Tesla is pushing to enter the modular artificial intelligence (AI) data centre hardware business.
On June 21 local time, electric vehicle outlet Electrek reported that Tesla filed a trademark application for “Megapod” with the U.S. Patent and Trademark Office this month.
The filing is a trademark application based on an intent to use. The product has not been released yet, but the intended use described in the application is relatively specific. Megapod is listed as a modular data centre hardware system for AI computing, including computer servers and hardware for AI data processing, networking equipment, power distribution devices and cooling systems.
Tesla also included a self-contained modular computing hardware system for AI workloads. It bundles computing devices, power distribution and cooling facilities within a single unit, along with downloadable software to monitor, manage and optimise it. Rather than selling individual chips or batteries, the idea is closer to supplying a packaged, server-room-scale integrated facility needed for AI training and inference.
The key issue is the market environment. Nvidia is effectively setting the benchmark product in this field. Nvidia’s GB200 NVL72 is a rack-scale system combining 72 Blackwell graphics processing units (GPUs) and 36 Grace central processing units (CPUs), and the DGX SuperPOD expands that into a cluster with thousands of GPUs. Dell and Supermicro also supply products based on the same platform. Even if Megapod is released, it would have to compete with them from the outset.
The trademark name itself is not entirely new. Submer, a company specialising in immersion cooling, already sells a box-type data centre product called Megapod and holds a related trademark. Tesla’s filing classification, however, is for computer hardware.
Tesla’s weakness is its limited foundation in the compute hardware business. Tesla’s AI training cluster “Cortex,” which it operates at its Texas Gigafactory, uses about 67,000 Nvidia H100-class GPUs. To Nvidia, Tesla is closer to a large customer than a competitor.

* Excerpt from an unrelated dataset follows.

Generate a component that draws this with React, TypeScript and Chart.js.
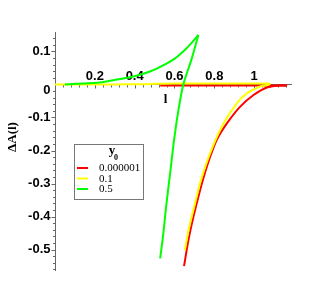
import React, { useEffect, useRef } from "react";
import { Chart, registerables } from "chart.js";

Chart.register(...registerables);

// ---- data ----
const redLowerL = [0.648, 0.67, 0.695, 0.72, 0.745, 0.779, 0.812, 0.863, 0.93, 0.997, 1.064, 1.131, 1.165];
const redLowerA = [-0.55, -0.471, -0.401, -0.34, -0.284, -0.219, -0.168, -0.118, -0.067, -0.032, -0.009, -0.003, -0.003];
const redUpperL = [1.165, 0.9, 0.528];
const redUpperA = [-0.003, -0.003, -0.003];

const yellowLowerL = [0.652, 0.671, 0.703, 0.733, 0.784, 0.846, 0.913, 0.963, 1.03, 1.072, 1.08];
const yellowLowerA = [-0.502, -0.44, -0.36, -0.289, -0.2, -0.118, -0.057, -0.027, -0.006, -0.001, 0.003];
const yellowUpperL = [1.08, 1.0, 0.8, 0.6, 0.45, 0.3, 0];
const yellowUpperA = [0.003, 0.003, 0.003, 0.003, 0.001, 0, 0];

const greenUpperL = [0.05, 0.1, 0.226, 0.31, 0.394, 0.48, 0.553, 0.603, 0.653, 0.687, 0.72];
const greenUpperA = [0, 0.002, 0.006, 0.015, 0.024, 0.04, 0.061, 0.079, 0.105, 0.127, 0.15];
const greenLowerL = [0.72, 0.687, 0.645, 0.62, 0.598, 0.578, 0.558, 0.544, 0.528];
const greenLowerA = [0.15, 0.079, 0.0015, -0.077, -0.168, -0.269, -0.37, -0.451, -0.527];

const legendLabels = ["0.000001", "0.1", "0.5"];
const xTickLabels = [0.2, 0.4, 0.6, 0.8, 1];
const yTickLabels = [0.1, 0, -0.1, -0.2, -0.3, -0.4, -0.5];
const xAxisTitle = "l";
const yAxisTitle = "\u0394A(l)";
const legendTitle = "y";
const legendTitleSub = "0";

const X_MIN = 0, X_MAX = 1.19, Y_MIN = -0.565, Y_MAX = 0.159;
const X_MINOR = 0.04, Y_MINOR = 0.02;

const RED = "#ff0000", YELLOW = "#ffff00", GREEN = "#00ff00";
const seriesColors = [RED, YELLOW, GREEN];
const AXIS_COLOR = "#666666";

const pts = (l: number[], a: number[]) => l.map((v, i) => ({ x: v, y: a[i] }));

const fmt = (v: number) => (v === 0 ? "0" : String(v));

const axesPlugin = {
  id: "mapleAxes",
  beforeDatasetsDraw(chart: any) {
    const { ctx, chartArea, scales } = chart;
    const xs = scales.x, ys = scales.y;
    const x0 = Math.round(xs.getPixelForValue(0)) + 0.5;
    const y0 = Math.round(ys.getPixelForValue(0)) + 0.5;
    ctx.save();
    ctx.strokeStyle = AXIS_COLOR;
    ctx.lineWidth = 1;
    ctx.beginPath();
    ctx.moveTo(chartArea.left, y0);
    ctx.lineTo(chartArea.right, y0);
    ctx.moveTo(x0, chartArea.top);
    ctx.lineTo(x0, chartArea.bottom);
    for (let i = 1; i * X_MINOR <= X_MAX; i++) {
      const v = i * X_MINOR;
      const px = Math.round(xs.getPixelForValue(v)) + 0.5;
      const major = i % 5 === 0;
      ctx.moveTo(px, y0);
      ctx.lineTo(px, y0 + (major ? 4 : 3));
    }
    for (let i = Math.ceil(Y_MIN / Y_MINOR); i * Y_MINOR <= Y_MAX; i++) {
      if (i === 0) continue;
      const v = i * Y_MINOR;
      const py = Math.round(ys.getPixelForValue(v)) + 0.5;
      const major = i % 5 === 0;
      ctx.moveTo(x0, py);
      ctx.lineTo(x0 - (major ? 4 : 2.5), py);
    }
    ctx.stroke();

    ctx.fillStyle = "#000";
    ctx.font = "bold 13px 'Liberation Sans', Arial, sans-serif";
    ctx.textAlign = "center";
    ctx.textBaseline = "middle";
    xTickLabels.forEach((v) => {
      ctx.fillText(fmt(v), xs.getPixelForValue(v), y0 - 8.5);
    });
    ctx.textAlign = "right";
    yTickLabels.forEach((v) => {
      const py = ys.getPixelForValue(v) + (v === 0 ? 6 : 0);
      ctx.fillText(fmt(v), x0 - 5, py);
    });
    ctx.restore();
  },
  afterDraw(chart: any) {
    const { ctx, scales, data } = chart;
    const xs = scales.x, ys = scales.y;
    ctx.save();
    ctx.fillStyle = "#000";
    ctx.font = "bold 13px 'Liberation Serif', 'Times New Roman', serif";
    ctx.textAlign = "center";
    ctx.textBaseline = "middle";
    ctx.fillText(xAxisTitle, xs.getPixelForValue(0.555), ys.getPixelForValue(0) + 15.5);
    ctx.save();
    ctx.translate(5, 129);
    ctx.rotate(-Math.PI / 2);
    ctx.fillText(yAxisTitle, 0, 0);
    ctx.restore();

    const bx = 66, by = 136, bw = 69, bh = 55;
    ctx.strokeStyle = "#777";
    ctx.lineWidth = 1;
    ctx.strokeRect(bx + 0.5, by + 0.5, bw, bh);
    ctx.font = "bold 13px 'Liberation Serif', 'Times New Roman', serif";
    ctx.textAlign = "center";
    ctx.textBaseline = "alphabetic";
    ctx.fillText(legendTitle, 104, 146);
    ctx.font = "bold 8px 'Liberation Serif', 'Times New Roman', serif";
    ctx.fillText(legendTitleSub, 108, 152);

    ctx.font = "11px 'Liberation Serif', 'Times New Roman', serif";
    ctx.textAlign = "left";
    ctx.textBaseline = "middle";
    const rows = [160, 170.5, 181];
    legendLabels.forEach((lab, i) => {
      const ds = data.datasets[i * 2];
      ctx.strokeStyle = ds.borderColor;
      ctx.lineWidth = 2;
      ctx.beginPath();
      ctx.moveTo(69, rows[i]);
      ctx.lineTo(80, rows[i]);
      ctx.stroke();
      ctx.fillStyle = "#000";
      ctx.fillText(lab, 91, rows[i] + 0.5);
    });
    ctx.restore();
  },
};

export default function App() {
  const ref = useRef<HTMLCanvasElement | null>(null);
  useEffect(() => {
    if (!ref.current) return;
    const mk = (label: string, l: number[], a: number[], color: string, order: number) => ({
      label,
      data: pts(l, a),
      borderColor: color,
      backgroundColor: color,
      borderWidth: 2,
      pointRadius: 0,
      showLine: true,
      tension: 0.3,
      fill: false,
      order,
    });
    const chart = new Chart(ref.current, {
      type: "scatter",
      data: {
        datasets: [
          mk(legendLabels[0], redLowerL, redLowerA, seriesColors[0], 2),
          mk(legendLabels[0], redUpperL, redUpperA, seriesColors[0], 2),
          mk(legendLabels[1], yellowLowerL, yellowLowerA, seriesColors[1], 1),
          mk(legendLabels[1], yellowUpperL, yellowUpperA, seriesColors[1], 1),
          mk(legendLabels[2], greenUpperL, greenUpperA, seriesColors[2], 0),
          mk(legendLabels[2], greenLowerL, greenLowerA, seriesColors[2], 0),
        ],
      },
      options: {
        responsive: false,
        animation: false,
        layout: { padding: { left: 47, right: 15, top: 24, bottom: 16 } },
        plugins: { legend: { display: false }, tooltip: { enabled: false } },
        scales: {
          x: { type: "linear", min: X_MIN, max: X_MAX, display: false },
          y: { type: "linear", min: Y_MIN, max: Y_MAX, display: false },
        },
      },
      plugins: [axesPlugin],
    });
    return () => chart.destroy();
  }, []);
  return <canvas ref={ref} width={299} height={279} style={{ display: "block" }} />;
}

Its track record in developing its own AI hardware has not been smooth. Tesla halted the Dojo supercomputer project in August 2025. Elon Musk at the time described the Dojo 2 design as “a dead end of evolution.” Tesla then shifted direction to AI5 and AI6 chips, but AI5’s tape-out was delayed by almost 2 years. AI6 was also pushed back by about 6 months due to production setbacks at Samsung Electronics’ 2-nanometre process, delaying mass production to the end of 2027.
In this situation, the area where Megapod could have real meaning is power and thermal management. Tesla sells its Megapack and new Megablock energy storage devices as power buffers for AI data centres. xAI, led by Musk, was also reported to have purchased Megapacks worth about $1 billion to secure power for AI training.
This has focused attention on the possibility that Megapod could put more weight on an infrastructure package such as power electronics, thermal management and an enclosure, rather than Tesla’s server design competitiveness.